After decades of stagnation, out-of-control inflation, crippling corporatism and a labour market dominated by informality, Argentina needed to break an unsustainable equilibrium. The new regulations on contracts, hours, compensation and union conflict should be read in this context: not as an attack on workers, but as an attempt to restore dynamism to a system that no longer produced regular work or growth.
An elementary truth, which we tend to forget in Europe: without a growing economy there is no sustainable social protection.
The knot of informal work
Argentina has one of the highest rates of undeclared work in the western world. This means no contributions, no rights, no social mobility. A hyper-rigid labour market, full of constraints and costs, ends up protecting those already in and condemning those left out.
Milei’s reform tries to reverse this logic. Reducing recruitment and litigation costs, simplifying contractual relations, clarifying the limits of union action in essential services: these are classic instruments of liberal economic policy. Not an ideological revolution, but an attempt to make the labour market more similar to that of growing advanced economies.
One can discuss each individual measure, sure. But the principle is correct.

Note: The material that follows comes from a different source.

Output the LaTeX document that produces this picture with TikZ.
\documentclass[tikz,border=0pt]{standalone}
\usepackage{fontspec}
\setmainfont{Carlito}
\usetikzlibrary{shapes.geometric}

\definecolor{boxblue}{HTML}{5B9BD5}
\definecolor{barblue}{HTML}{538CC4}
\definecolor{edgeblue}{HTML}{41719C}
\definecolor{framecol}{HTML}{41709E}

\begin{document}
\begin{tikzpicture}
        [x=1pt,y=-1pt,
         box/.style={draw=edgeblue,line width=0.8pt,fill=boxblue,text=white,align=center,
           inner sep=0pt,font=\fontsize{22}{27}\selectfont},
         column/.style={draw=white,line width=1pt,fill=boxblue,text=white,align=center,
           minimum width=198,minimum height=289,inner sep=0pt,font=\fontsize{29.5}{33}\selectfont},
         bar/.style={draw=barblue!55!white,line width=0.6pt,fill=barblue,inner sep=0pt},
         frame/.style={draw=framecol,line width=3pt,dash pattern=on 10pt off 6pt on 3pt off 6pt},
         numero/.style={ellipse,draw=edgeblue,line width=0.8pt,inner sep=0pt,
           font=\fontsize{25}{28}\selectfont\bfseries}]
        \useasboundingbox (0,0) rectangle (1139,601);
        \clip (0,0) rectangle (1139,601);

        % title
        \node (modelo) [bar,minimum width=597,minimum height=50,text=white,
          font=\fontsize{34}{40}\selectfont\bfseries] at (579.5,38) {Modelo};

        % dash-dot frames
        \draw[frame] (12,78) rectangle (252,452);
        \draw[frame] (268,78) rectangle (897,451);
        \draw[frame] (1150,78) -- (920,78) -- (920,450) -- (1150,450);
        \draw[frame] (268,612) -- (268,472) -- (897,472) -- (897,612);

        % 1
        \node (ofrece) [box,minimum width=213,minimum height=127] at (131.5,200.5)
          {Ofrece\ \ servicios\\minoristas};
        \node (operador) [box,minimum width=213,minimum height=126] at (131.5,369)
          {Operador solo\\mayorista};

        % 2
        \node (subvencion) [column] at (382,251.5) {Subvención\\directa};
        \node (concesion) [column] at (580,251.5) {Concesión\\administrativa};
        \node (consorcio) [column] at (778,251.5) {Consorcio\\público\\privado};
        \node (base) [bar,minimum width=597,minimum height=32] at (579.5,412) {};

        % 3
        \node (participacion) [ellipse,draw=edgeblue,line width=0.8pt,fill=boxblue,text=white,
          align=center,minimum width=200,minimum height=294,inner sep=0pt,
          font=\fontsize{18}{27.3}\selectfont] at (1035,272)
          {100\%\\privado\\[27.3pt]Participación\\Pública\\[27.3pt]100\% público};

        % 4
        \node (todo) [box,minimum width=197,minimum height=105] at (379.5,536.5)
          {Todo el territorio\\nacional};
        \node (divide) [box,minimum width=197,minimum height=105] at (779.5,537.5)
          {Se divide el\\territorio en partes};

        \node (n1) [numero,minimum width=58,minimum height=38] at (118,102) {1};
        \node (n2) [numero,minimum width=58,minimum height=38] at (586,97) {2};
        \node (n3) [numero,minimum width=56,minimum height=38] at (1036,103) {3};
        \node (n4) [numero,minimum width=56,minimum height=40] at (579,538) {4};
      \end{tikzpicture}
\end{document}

The courage that Europe lacks
The most striking point is the political courage. Milei was elected promising radical reforms and he is doing them, bearing the political cost. In Europe, on the other hand, the season of structural reforms seems to be over. They prefer minimal interventions, full of exceptions and compromises, which do not change the underlying incentives.
The result is there for all to see: anaemic growth, stagnating productivity, young people looking for opportunities elsewhere. And a public debt that continues to rise as we try to compensate with public spending what we cannot create with growth.

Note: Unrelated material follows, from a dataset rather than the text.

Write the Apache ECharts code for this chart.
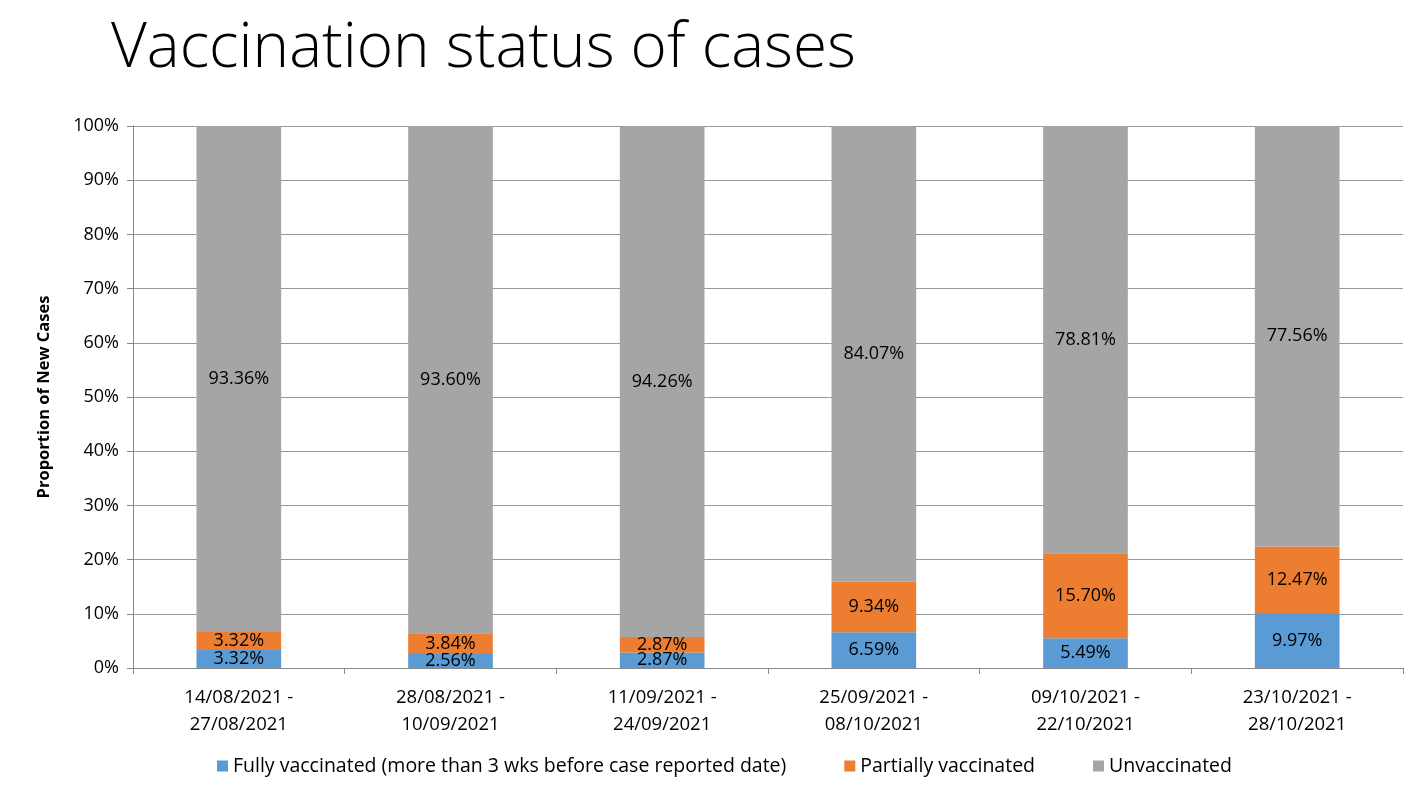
<!DOCTYPE html>
<html><head><meta charset="utf-8">
<script src="https://cdn.jsdelivr.net/npm/echarts@6/dist/echarts.min.js"></script>
<style>html,body{margin:0;padding:0;background:#fff}#c{width:1423px;height:791px}</style>
</head><body><div id="c"></div>
<script>
var categories = ['14/08/2021 -\n27/08/2021','28/08/2021 -\n10/09/2021','11/09/2021 -\n24/09/2021','25/09/2021 -\n08/10/2021','09/10/2021 -\n22/10/2021','23/10/2021 -\n28/10/2021'];
var fullyVaccinated = [3.32, 2.56, 2.87, 6.59, 5.49, 9.97];
var partiallyVaccinated = [3.32, 3.84, 2.87, 9.34, 15.70, 12.47];
var unvaccinated = [93.36, 93.60, 94.26, 84.07, 78.81, 77.56];
var yTicks = [0,10,20,30,40,50,60,70,80,90,100];

var font = 'Open Sans, Liberation Sans, sans-serif';
var lbl = {show:true, position:'inside', color:'#000', fontSize:18, fontFamily:font,
  formatter:function(p){return p.value.toFixed(2)+'%';}};
function mk(name, data, color){
  return {name:name, type:'bar', stack:'a', data:data, barWidth:'40%',
    itemStyle:{color:color}, label:lbl, emphasis:{disabled:true}};
}
var chart = echarts.init(document.getElementById('c'));
chart.setOption({
  animation:false,
  title:{text:'Vaccination status of cases', left:106, top:13,
    textStyle:{fontFamily:font, fontWeight:300, fontSize:62, color:'#000'}},
  grid:{left:133, right:20, top:126, bottom:123},
  legend:{bottom:10, left:212, itemWidth:11, itemHeight:11, itemGap:58, icon:'rect',
    textStyle:{fontFamily:font, fontSize:19.5, color:'#000'},
    data:['Fully vaccinated (more than 3 wks before case reported date)','Partially vaccinated','Unvaccinated']},
  xAxis:{type:'category', data:categories,
    axisLine:{lineStyle:{color:'#888'}},
    axisTick:{show:true, length:6, lineStyle:{color:'#888'}},
    axisLabel:{color:'#000', fontSize:18.5, fontFamily:font, margin:16, lineHeight:27}},
  yAxis:{type:'value', min:0, max:100, interval:10,
    name:'Proportion of New Cases', nameLocation:'middle', nameGap:80, nameRotate:90,
    nameTextStyle:{fontFamily:font, fontSize:16.5, fontWeight:'bold', color:'#000'},
    axisLine:{show:true, lineStyle:{color:'#888'}},
    axisTick:{show:true, length:6, lineStyle:{color:'#888'}},
    axisLabel:{color:'#000', fontSize:18, fontFamily:font, margin:14,
      formatter:function(v){return yTicks.indexOf(v)>=0 ? v+'%' : '';}},
    splitLine:{lineStyle:{color:'#999', width:1}}},
  series:[
    mk('Fully vaccinated (more than 3 wks before case reported date)', fullyVaccinated, '#5B9BD5'),
    mk('Partially vaccinated', partiallyVaccinated, '#ED7D31'),
    mk('Unvaccinated', unvaccinated, '#A5A5A5')
  ]
});
</script></body></html>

European liberalism was born with the idea of fiscal responsibility, economic freedom and social mobility. Today, it often defends the status quo.

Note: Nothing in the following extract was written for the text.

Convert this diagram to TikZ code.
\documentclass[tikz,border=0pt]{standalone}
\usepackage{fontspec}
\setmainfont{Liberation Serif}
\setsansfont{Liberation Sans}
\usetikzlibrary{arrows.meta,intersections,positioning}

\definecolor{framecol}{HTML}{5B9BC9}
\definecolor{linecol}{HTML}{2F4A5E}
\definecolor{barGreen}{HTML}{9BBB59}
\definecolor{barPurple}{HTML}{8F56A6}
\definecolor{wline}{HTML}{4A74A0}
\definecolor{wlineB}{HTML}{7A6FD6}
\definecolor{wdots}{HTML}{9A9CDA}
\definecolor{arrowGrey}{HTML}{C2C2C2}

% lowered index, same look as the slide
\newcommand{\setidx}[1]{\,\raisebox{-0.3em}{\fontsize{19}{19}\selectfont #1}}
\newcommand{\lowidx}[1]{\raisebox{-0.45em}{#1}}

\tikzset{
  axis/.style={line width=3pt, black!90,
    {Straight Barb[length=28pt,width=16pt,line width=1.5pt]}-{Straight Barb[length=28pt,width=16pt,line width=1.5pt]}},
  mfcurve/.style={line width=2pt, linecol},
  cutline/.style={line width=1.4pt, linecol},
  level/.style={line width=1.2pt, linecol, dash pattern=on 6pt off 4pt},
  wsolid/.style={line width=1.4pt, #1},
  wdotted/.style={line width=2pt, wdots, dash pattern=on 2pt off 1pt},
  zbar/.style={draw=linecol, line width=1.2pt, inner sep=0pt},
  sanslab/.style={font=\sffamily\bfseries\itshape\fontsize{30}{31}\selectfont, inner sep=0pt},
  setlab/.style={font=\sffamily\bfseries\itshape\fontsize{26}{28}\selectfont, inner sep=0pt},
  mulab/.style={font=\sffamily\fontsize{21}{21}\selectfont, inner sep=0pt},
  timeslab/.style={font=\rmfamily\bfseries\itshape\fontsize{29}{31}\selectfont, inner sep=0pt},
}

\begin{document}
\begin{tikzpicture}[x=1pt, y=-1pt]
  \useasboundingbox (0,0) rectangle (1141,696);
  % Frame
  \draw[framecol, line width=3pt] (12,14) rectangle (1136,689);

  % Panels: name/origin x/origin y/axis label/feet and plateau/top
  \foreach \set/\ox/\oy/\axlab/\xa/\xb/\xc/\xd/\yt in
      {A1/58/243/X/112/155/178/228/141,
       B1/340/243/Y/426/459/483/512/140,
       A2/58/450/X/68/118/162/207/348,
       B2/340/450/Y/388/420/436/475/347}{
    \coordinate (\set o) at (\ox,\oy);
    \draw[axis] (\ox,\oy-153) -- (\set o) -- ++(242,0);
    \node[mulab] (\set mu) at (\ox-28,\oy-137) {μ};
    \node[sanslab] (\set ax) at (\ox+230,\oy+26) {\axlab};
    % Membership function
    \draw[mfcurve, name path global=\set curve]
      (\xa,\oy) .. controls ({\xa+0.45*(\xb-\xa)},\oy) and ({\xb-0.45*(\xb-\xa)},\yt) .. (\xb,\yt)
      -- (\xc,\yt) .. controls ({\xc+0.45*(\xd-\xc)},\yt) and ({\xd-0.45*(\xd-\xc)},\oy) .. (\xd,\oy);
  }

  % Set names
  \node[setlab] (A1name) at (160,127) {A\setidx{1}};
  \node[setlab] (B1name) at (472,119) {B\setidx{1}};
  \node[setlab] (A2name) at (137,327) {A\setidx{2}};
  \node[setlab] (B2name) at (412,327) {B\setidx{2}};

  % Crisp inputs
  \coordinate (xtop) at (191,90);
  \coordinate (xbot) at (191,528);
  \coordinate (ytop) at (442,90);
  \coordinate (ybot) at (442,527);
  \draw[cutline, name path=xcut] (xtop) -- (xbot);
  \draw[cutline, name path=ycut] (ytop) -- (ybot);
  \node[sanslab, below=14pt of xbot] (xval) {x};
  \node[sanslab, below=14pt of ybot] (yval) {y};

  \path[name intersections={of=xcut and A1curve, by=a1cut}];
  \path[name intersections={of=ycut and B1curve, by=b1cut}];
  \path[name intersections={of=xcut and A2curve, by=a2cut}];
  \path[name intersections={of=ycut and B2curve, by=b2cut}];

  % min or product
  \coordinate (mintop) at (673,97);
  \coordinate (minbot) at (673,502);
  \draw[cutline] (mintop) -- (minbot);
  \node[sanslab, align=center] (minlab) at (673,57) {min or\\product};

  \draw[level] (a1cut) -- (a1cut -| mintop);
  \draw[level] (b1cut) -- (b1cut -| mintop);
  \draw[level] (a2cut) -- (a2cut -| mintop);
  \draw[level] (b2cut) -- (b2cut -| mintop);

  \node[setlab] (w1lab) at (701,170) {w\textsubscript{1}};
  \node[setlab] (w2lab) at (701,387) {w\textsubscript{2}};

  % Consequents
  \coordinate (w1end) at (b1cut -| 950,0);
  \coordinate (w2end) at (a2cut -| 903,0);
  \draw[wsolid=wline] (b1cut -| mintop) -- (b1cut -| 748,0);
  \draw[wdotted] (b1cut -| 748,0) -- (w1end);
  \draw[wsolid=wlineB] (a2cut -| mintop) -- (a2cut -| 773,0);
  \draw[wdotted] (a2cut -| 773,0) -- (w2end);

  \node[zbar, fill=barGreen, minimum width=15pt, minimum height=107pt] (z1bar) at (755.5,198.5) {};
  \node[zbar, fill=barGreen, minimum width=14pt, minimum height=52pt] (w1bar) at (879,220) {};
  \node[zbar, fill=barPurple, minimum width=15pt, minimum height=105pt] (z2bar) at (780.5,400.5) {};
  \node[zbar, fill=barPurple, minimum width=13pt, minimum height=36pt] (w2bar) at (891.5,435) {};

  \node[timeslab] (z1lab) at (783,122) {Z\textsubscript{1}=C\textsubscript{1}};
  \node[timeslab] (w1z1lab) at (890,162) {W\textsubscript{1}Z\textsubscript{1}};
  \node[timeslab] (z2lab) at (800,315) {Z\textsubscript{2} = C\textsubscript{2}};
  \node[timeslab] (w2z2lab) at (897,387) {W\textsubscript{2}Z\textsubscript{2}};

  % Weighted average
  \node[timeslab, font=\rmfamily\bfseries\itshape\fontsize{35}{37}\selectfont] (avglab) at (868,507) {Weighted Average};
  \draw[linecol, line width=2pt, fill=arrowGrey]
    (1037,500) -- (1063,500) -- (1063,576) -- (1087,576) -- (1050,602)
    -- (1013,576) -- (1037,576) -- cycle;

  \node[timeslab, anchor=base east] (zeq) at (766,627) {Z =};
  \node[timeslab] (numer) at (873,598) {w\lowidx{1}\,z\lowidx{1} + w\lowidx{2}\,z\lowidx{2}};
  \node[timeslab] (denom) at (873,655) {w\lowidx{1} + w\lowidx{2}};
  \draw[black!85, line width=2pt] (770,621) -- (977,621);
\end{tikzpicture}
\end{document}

Flexibility does not mean precariousness
One of the most common misunderstandings is to confuse flexibility with precariousness. But real precarity arises when an economic system does not create enough work. When growth is zero, every job becomes a rent to be defended.
The world’s most dynamic economies combine contractual flexibility with effective social protection. Not generalised rigidity. It is a lesson that the liberal tradition has long known, from Hayek to Friedman to the reforms of the 1990s in the Nordic countries.
Milei’s Argentina is trying to move in this direction, starting from much worse conditions.
A lesson for the old continent
Not everything that happens in Buenos Aires is replicable in Rome, Paris or Berlin. Institutions matter, national histories matter. But the principle does.
We need fewer barriers to enterprise, less bureaucracy, less corporatism
We need labour markets that incentivise hiring andinvestment, not rent. We need governments willing to explain that growth does not come by decree. In Europe we have built just and civilised societies. But we risk no longer knowing how to sustain them economically.
Looking with interest at Milei’s reforms does not mean adopting slogans or imitating models. It means remembering that liberalism is not just a cultural tradition, but a concrete policy. Which requires difficult, often unpopular, but necessary decisions.
Argentina chose to try
Europe should at least have the courage to discuss it seriously.